## Instruction
Below are records that hold pictures; write out only the lines from their start through the line with "outliers.forEach((list, i) =>", exactly, and drop the pictures.

-- Extracted material start --

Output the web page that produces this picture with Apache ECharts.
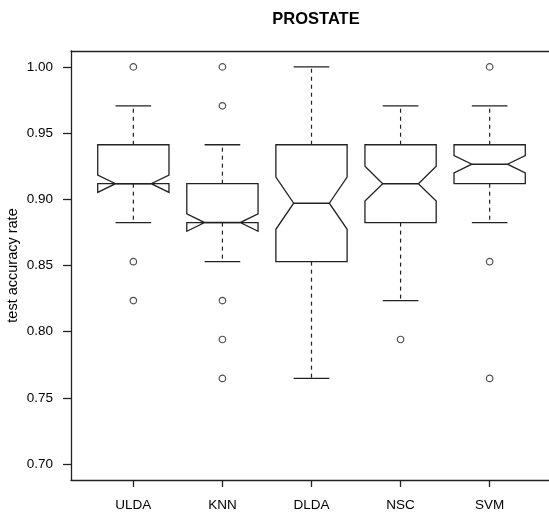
<!DOCTYPE html>
<html>
<head>
<meta charset="utf-8">
<script src="https://cdn.jsdelivr.net/npm/echarts@6/dist/echarts.min.js"></script>
<style>
  html, body { margin: 0; padding: 0; background: #fff; }
  #chart { width: 549px; height: 514px; }
</style>
</head>
<body>
<div id="chart"></div>
<script>
// Classifier test accuracy over 50 random splits (PROSTATE data)
const methods = ['ULDA', 'KNN', 'DLDA', 'NSC', 'SVM'];
const whiskerLow  = [0.8824, 0.8529, 0.7647, 0.8235, 0.8824];
const quartile1   = [0.9118, 0.8824, 0.8529, 0.8824, 0.9118];
const medians     = [0.9118, 0.8824, 0.8971, 0.9118, 0.9265];
const quartile3   = [0.9412, 0.9118, 0.9412, 0.9412, 0.9412];
const whiskerHigh = [0.9706, 0.9412, 1.0000, 0.9706, 0.9706];
const outliers = [
  [1.0000, 0.8529, 0.8235],
  [1.0000, 0.9706, 0.8235, 0.7941, 0.7647],
  [],
  [0.7941],
  [1.0000, 0.8529, 0.7647]
];
const runs = 50;
const yTicks = [0.70, 0.75, 0.80, 0.85, 0.90, 0.95, 1.00];
const xTicks = [1, 2, 3, 4, 5];

const ink = '#222';
const font = '"Liberation Sans", Arial, Helvetica, sans-serif';

// box stats per method: [x, lowW, q1, med, q3, highW, notchLo, notchHi]
const boxData = methods.map((m, i) => {
  const iqr = quartile3[i] - quartile1[i];
  const half = 1.58 * iqr / Math.sqrt(runs);
  return [i + 1, whiskerLow[i], quartile1[i], medians[i], quartile3[i], whiskerHigh[i],
          medians[i] - half, medians[i] + half];
});
const outlierData = [];
outliers.forEach((list, i) => list.forEach(v => outlierData.push([i + 1, v])));

const boxHalf = 0.4;   // half box width in x units
const capHalf = 0.2;   // half whisker-cap width

function renderBox(params, api) {
  const x = api.value(0);
  const lowW = api.value(1), q1 = api.value(2), med = api.value(3);
  const q3 = api.value(4), highW = api.value(5);
  const nLo = api.value(6), nHi = api.value(7);
  const P = (dx, v) => api.coord([x + dx, v]);
  const lineStyle = { stroke: ink, lineWidth: 1.3, fill: null };
  const dashStyle = { stroke: ink, lineWidth: 1.2, lineDash: [4, 4], fill: null };
  const poly = [
    P(-boxHalf, q1), P(-boxHalf, nLo), P(-boxHalf / 2, med), P(-boxHalf, nHi), P(-boxHalf, q3),
    P(boxHalf, q3), P(boxHalf, nHi), P(boxHalf / 2, med), P(boxHalf, nLo), P(boxHalf, q1)
  ];
  const seg = (a, b, style) => ({
    type: 'line',
    shape: { x1: a[0], y1: a[1], x2: b[0], y2: b[1] },
    style: style
  });
  return {
    type: 'group',
    children: [
      seg(P(0, q3), P(0, highW), dashStyle),
      seg(P(0, q1), P(0, lowW), dashStyle),
      seg(P(-capHalf, highW), P(capHalf, highW), lineStyle),
      seg(P(-capHalf, lowW), P(capHalf, lowW), lineStyle),
      { type: 'polygon', shape: { points: poly }, style: { stroke: ink, lineWidth: 1.3, fill: '#fff' } },
      seg(P(-boxHalf / 2, med), P(boxHalf / 2, med), { stroke: ink, lineWidth: 1.5 })
    ]
  };
}

const frameLine = { show: true, onZero: false, lineStyle: { color: ink, width: 1.3 } };

const chart = echarts.init(document.getElementById('chart'), null, { renderer: 'canvas' });
chart.setOption({
  animation: false,
  backgroundColor: '#fff',
  title: {
    text: 'PROSTATE',
    left: 311, top: 6, textAlign: 'center',
    textStyle: { fontFamily: font, fontWeight: 'bold', fontSize: 16.5, color: '#000' }
  },
  grid: {
    left: 71, top: 51, width: 481, height: 429,
    outerBoundsMode: 'none', containLabel: false,
    show: false
  },
  xAxis: [
    {
      type: 'value', min: 0.3, max: 5.7, position: 'bottom',
      splitLine: { show: false },
      axisLine: frameLine,
      axisTick: { show: true, customValues: xTicks, length: 7, lineStyle: { color: ink, width: 1.3 } },
      axisLabel: {
        customValues: xTicks, margin: 18,
        formatter: v => methods[Math.round(v) - 1],
        fontFamily: font, fontSize: 13.5, color: '#000'
      }
    },
    {
      // top edge of the plot frame
      type: 'value', min: 0.3, max: 5.7, position: 'top',
      splitLine: { show: false },
      axisLine: frameLine,
      axisTick: { show: false },
      axisLabel: { show: false }
    }
  ],
  yAxis: {
    type: 'value', min: 0.688, max: 1.012,
    name: 'test accuracy rate', nameLocation: 'middle', nameGap: 51,
    nameMoveOverlap: false,
    nameTextStyle: { fontFamily: font, fontSize: 14.5, color: '#000' },
    splitLine: { show: false },
    axisLine: frameLine,
    axisTick: { show: true, customValues: yTicks, length: 8, lineStyle: { color: ink, width: 1.3 } },
    axisLabel: {
      customValues: yTicks, margin: 18,
      formatter: v => v.toFixed(2),
      fontFamily: font, fontSize: 13.5, color: '#000'
    }
  },
  series: [
    {
      type: 'custom',
      data: boxData,
      renderItem: renderBox,
      encode: { x: 0, y: [1, 2, 3, 4, 5] },
      z: 2
    },
    {
      type: 'scatter',
      data: outlierData,
      symbol: 'circle',
      symbolSize: 6.5,
      itemStyle: { color: '#fff', borderColor: ink, borderWidth: 1.2 },
      z: 3
    }
  ]
});
</script>
</body>
</html>
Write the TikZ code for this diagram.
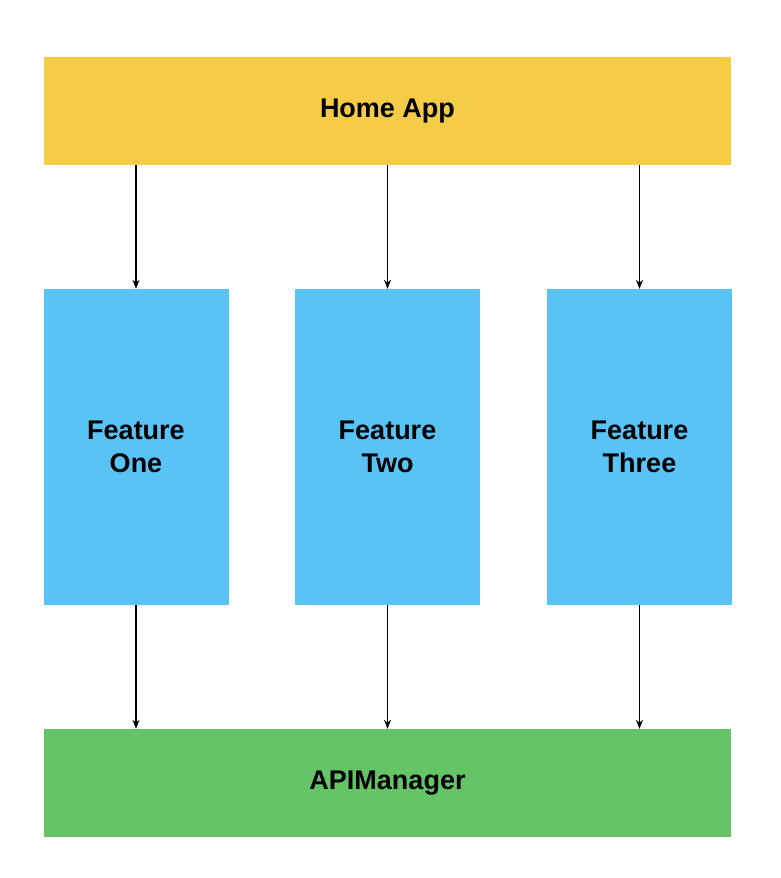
\documentclass[tikz,border=0pt]{standalone}
\usepackage{fontspec}
\setmainfont{Liberation Sans}
\usetikzlibrary{arrows.meta}
\definecolor{homeyellow}{HTML}{F5CB47}
\definecolor{featblue}{HTML}{5AC3F6}
\definecolor{apigreen}{HTML}{65C466}
\begin{document}
\begin{tikzpicture}[
    x=1pt, y=-1pt,
    box/.style={rectangle, inner sep=0pt, font=\fontsize{27}{33}\selectfont\bfseries, align=center},
    wide/.style={box, minimum width=687pt, minimum height=108pt},
    feat/.style={box, fill=featblue, minimum width=185pt, minimum height=316pt},
    link/.style={-{Stealth[length=9pt,width=7pt]}, line width=1.3pt}
]
\useasboundingbox (0,0) rectangle (780,878);
% layers
\node[wide, fill=homeyellow] (home) at (387.5,111) {Home App};
\node[feat] (one) at (136,447) {Feature\\One};
\node[feat] (two) at (387.5,447) {Feature\\Two};
\node[feat] (three) at (639.5,447) {Feature\\Three};
\node[wide, fill=apigreen] (api) at (387.5,783) {APIManager};
% arrows
\foreach \f in {one,two,three} {
    \draw[link] (\f.north |- home.south) -- (\f.north);
    \draw[link] (\f.south) -- (\f.south |- api.north);
}
\end{tikzpicture}
\end{document}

-- Extracted material end --

## Response below
Output the web page that produces this picture with Apache ECharts.
<!DOCTYPE html>
<html>
<head>
<meta charset="utf-8">
<script src="https://cdn.jsdelivr.net/npm/echarts@6/dist/echarts.min.js"></script>
<style>
  html, body { margin: 0; padding: 0; background: #fff; }
  #chart { width: 549px; height: 514px; }
</style>
</head>
<body>
<div id="chart"></div>
<script>
// Classifier test accuracy over 50 random splits (PROSTATE data)
const methods = ['ULDA', 'KNN', 'DLDA', 'NSC', 'SVM'];
const whiskerLow  = [0.8824, 0.8529, 0.7647, 0.8235, 0.8824];
const quartile1   = [0.9118, 0.8824, 0.8529, 0.8824, 0.9118];
const medians     = [0.9118, 0.8824, 0.8971, 0.9118, 0.9265];
const quartile3   = [0.9412, 0.9118, 0.9412, 0.9412, 0.9412];
const whiskerHigh = [0.9706, 0.9412, 1.0000, 0.9706, 0.9706];
const outliers = [
  [1.0000, 0.8529, 0.8235],
  [1.0000, 0.9706, 0.8235, 0.7941, 0.7647],
  [],
  [0.7941],
  [1.0000, 0.8529, 0.7647]
];
const runs = 50;
const yTicks = [0.70, 0.75, 0.80, 0.85, 0.90, 0.95, 1.00];
const xTicks = [1, 2, 3, 4, 5];

const ink = '#222';
const font = '"Liberation Sans", Arial, Helvetica, sans-serif';

// box stats per method: [x, lowW, q1, med, q3, highW, notchLo, notchHi]
const boxData = methods.map((m, i) => {
  const iqr = quartile3[i] - quartile1[i];
  const half = 1.58 * iqr / Math.sqrt(runs);
  return [i + 1, whiskerLow[i], quartile1[i], medians[i], quartile3[i], whiskerHigh[i],
          medians[i] - half, medians[i] + half];
});
const outlierData = [];
outliers.forEach((list, i) => list.forEach(v => outlierData.push([i + 1, v])));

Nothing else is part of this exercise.